* [Stored data]:
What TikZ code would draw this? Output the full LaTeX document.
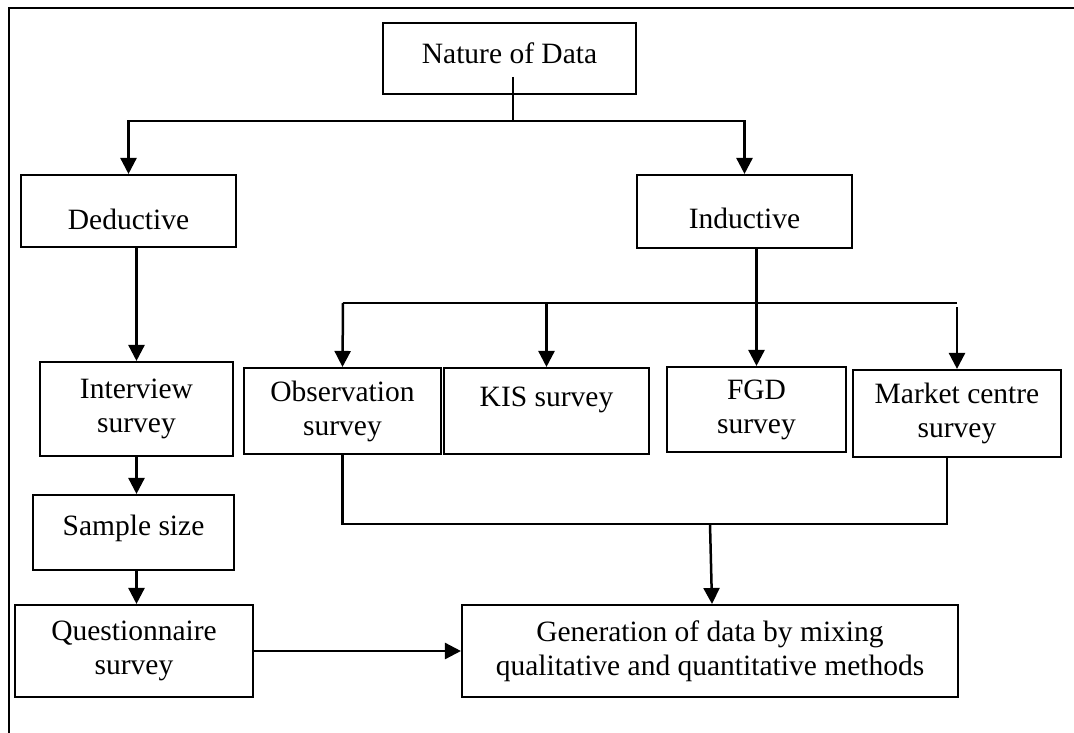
\documentclass[tikz,border=0pt]{standalone}
\usepackage{fontspec}
\setmainfont{Liberation Serif}
\usetikzlibrary{arrows.meta,calc}
\begin{document}
\begin{tikzpicture}[x=1pt,y=-1pt,
  box/.style={draw, line width=2.1pt, inner sep=0pt, align=center,
    font=\fontsize{29.5pt}{34pt}\selectfont},
  link/.style={line width=2.1pt},
  arrowlink/.style={line width=2.5pt, -{Triangle[length=16pt,width=16pt]}},
  frameline/.style={line width=2.8pt}
]
\useasboundingbox (0,0) rectangle (1074,733);
\draw[frameline] (9,733) -- (9,8) -- (1074,8);

% boxes
\node[box, minimum width=253pt, minimum height=71pt, text height=10.2pt, text depth=0pt] (nat) at (509.5,58.5) {Nature of Data};
\node[box, minimum width=215pt, minimum height=72pt, text height=36pt, text depth=0pt] (ded) at (128.5,211) {Deductive};
\node[box, minimum width=215pt, minimum height=73pt, text height=34pt, text depth=0pt] (ind) at (744.5,211.5) {Inductive};
\node[box, minimum width=193pt, minimum height=94pt] (int) at (136.5,409) {Interview\\survey};
\node[box, minimum width=201pt, minimum height=75pt, text height=5.2pt, text depth=0pt] (samp) at (133.5,532.5) {Sample size};
\node[box, minimum width=238pt, minimum height=92pt] (que) at (134,651) {Questionnaire\\survey};
\node[box, minimum width=197pt, minimum height=86pt] (obs) at (342.5,411) {Observation\\survey};
\node[box, minimum width=205pt, minimum height=86pt, text height=10pt, text depth=18.8pt] (kis) at (546.5,411) {KIS survey};
\node[box, minimum width=179pt, minimum height=85pt] (fgd) at (756.5,409.5) {FGD\\survey};
\node[box, minimum width=208pt, minimum height=87pt] (mkt) at (957,413.5) {Market centre\\survey};
\node[box, minimum width=496pt, minimum height=92pt] (gen) at (710,651) {Generation of data by mixing\\qualitative and quantitative methods};

% coordinates for junctions
\coordinate (natstub) at (513,77);
\coordinate (j1) at (513,121);
\coordinate (hL) at (343,303);
\coordinate (hR) at (957,303);
\coordinate (mktstub) at (957,307);
\coordinate (bR) at (947,524);
\coordinate (bM) at (710,524);

% top split
\draw[link] (natstub) -- (j1);
\draw[arrowlink] (j1) -| (ded.north);
\draw[arrowlink] (j1) -| (ind.north);

% deductive chain
\draw[arrowlink] (ded.south -| int.north) -- (int.north);
\draw[arrowlink] (int.south) -- (int.south |- samp.north);
\draw[arrowlink] (samp.south -| int.south) -- (que.north -| int.south);
\draw[arrowlink] (que.east) -- (gen.west);

% inductive split
\draw[arrowlink] (ind.south -| fgd.north) -- (fgd.north);
\draw[link] (hL) -- (hR);
\draw[arrowlink] (hL) -- (obs.north);
\draw[arrowlink] (kis.north |- hL) -- (kis.north);
\draw[arrowlink] (mktstub) -- (mkt.north);

% merge to generation
\draw[link] ($(obs.south)+(0,-2)$) |- (bR) -- (bR |- mkt.south);
\draw[arrowlink] (bM) -- ($(gen.north)+(2,0)$);
\end{tikzpicture}
\end{document}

* [Instructions for the task]: Restate the data above exactly, stripping out each image.

* [Complete response]:
What TikZ code would draw this? Output the full LaTeX document.
\documentclass[tikz,border=0pt]{standalone}
\usepackage{fontspec}
\setmainfont{Liberation Serif}
\usetikzlibrary{arrows.meta,calc}
\begin{document}
\begin{tikzpicture}[x=1pt,y=-1pt,
  box/.style={draw, line width=2.1pt, inner sep=0pt, align=center,
    font=\fontsize{29.5pt}{34pt}\selectfont},
  link/.style={line width=2.1pt},
  arrowlink/.style={line width=2.5pt, -{Triangle[length=16pt,width=16pt]}},
  frameline/.style={line width=2.8pt}
]
\useasboundingbox (0,0) rectangle (1074,733);
\draw[frameline] (9,733) -- (9,8) -- (1074,8);

% boxes
\node[box, minimum width=253pt, minimum height=71pt, text height=10.2pt, text depth=0pt] (nat) at (509.5,58.5) {Nature of Data};
\node[box, minimum width=215pt, minimum height=72pt, text height=36pt, text depth=0pt] (ded) at (128.5,211) {Deductive};
\node[box, minimum width=215pt, minimum height=73pt, text height=34pt, text depth=0pt] (ind) at (744.5,211.5) {Inductive};
\node[box, minimum width=193pt, minimum height=94pt] (int) at (136.5,409) {Interview\\survey};
\node[box, minimum width=201pt, minimum height=75pt, text height=5.2pt, text depth=0pt] (samp) at (133.5,532.5) {Sample size};
\node[box, minimum width=238pt, minimum height=92pt] (que) at (134,651) {Questionnaire\\survey};
\node[box, minimum width=197pt, minimum height=86pt] (obs) at (342.5,411) {Observation\\survey};
\node[box, minimum width=205pt, minimum height=86pt, text height=10pt, text depth=18.8pt] (kis) at (546.5,411) {KIS survey};
\node[box, minimum width=179pt, minimum height=85pt] (fgd) at (756.5,409.5) {FGD\\survey};
\node[box, minimum width=208pt, minimum height=87pt] (mkt) at (957,413.5) {Market centre\\survey};
\node[box, minimum width=496pt, minimum height=92pt] (gen) at (710,651) {Generation of data by mixing\\qualitative and quantitative methods};

% coordinates for junctions
\coordinate (natstub) at (513,77);
\coordinate (j1) at (513,121);
\coordinate (hL) at (343,303);
\coordinate (hR) at (957,303);
\coordinate (mktstub) at (957,307);
\coordinate (bR) at (947,524);
\coordinate (bM) at (710,524);

% top split
\draw[link] (natstub) -- (j1);
\draw[arrowlink] (j1) -| (ded.north);
\draw[arrowlink] (j1) -| (ind.north);

% deductive chain
\draw[arrowlink] (ded.south -| int.north) -- (int.north);
\draw[arrowlink] (int.south) -- (int.south |- samp.north);
\draw[arrowlink] (samp.south -| int.south) -- (que.north -| int.south);
\draw[arrowlink] (que.east) -- (gen.west);

% inductive split
\draw[arrowlink] (ind.south -| fgd.north) -- (fgd.north);
\draw[link] (hL) -- (hR);
\draw[arrowlink] (hL) -- (obs.north);
\draw[arrowlink] (kis.north |- hL) -- (kis.north);
\draw[arrowlink] (mktstub) -- (mkt.north);

% merge to generation
\draw[link] ($(obs.south)+(0,-2)$) |- (bR) -- (bR |- mkt.south);
\draw[arrowlink] (bM) -- ($(gen.north)+(2,0)$);
\end{tikzpicture}
\end{document}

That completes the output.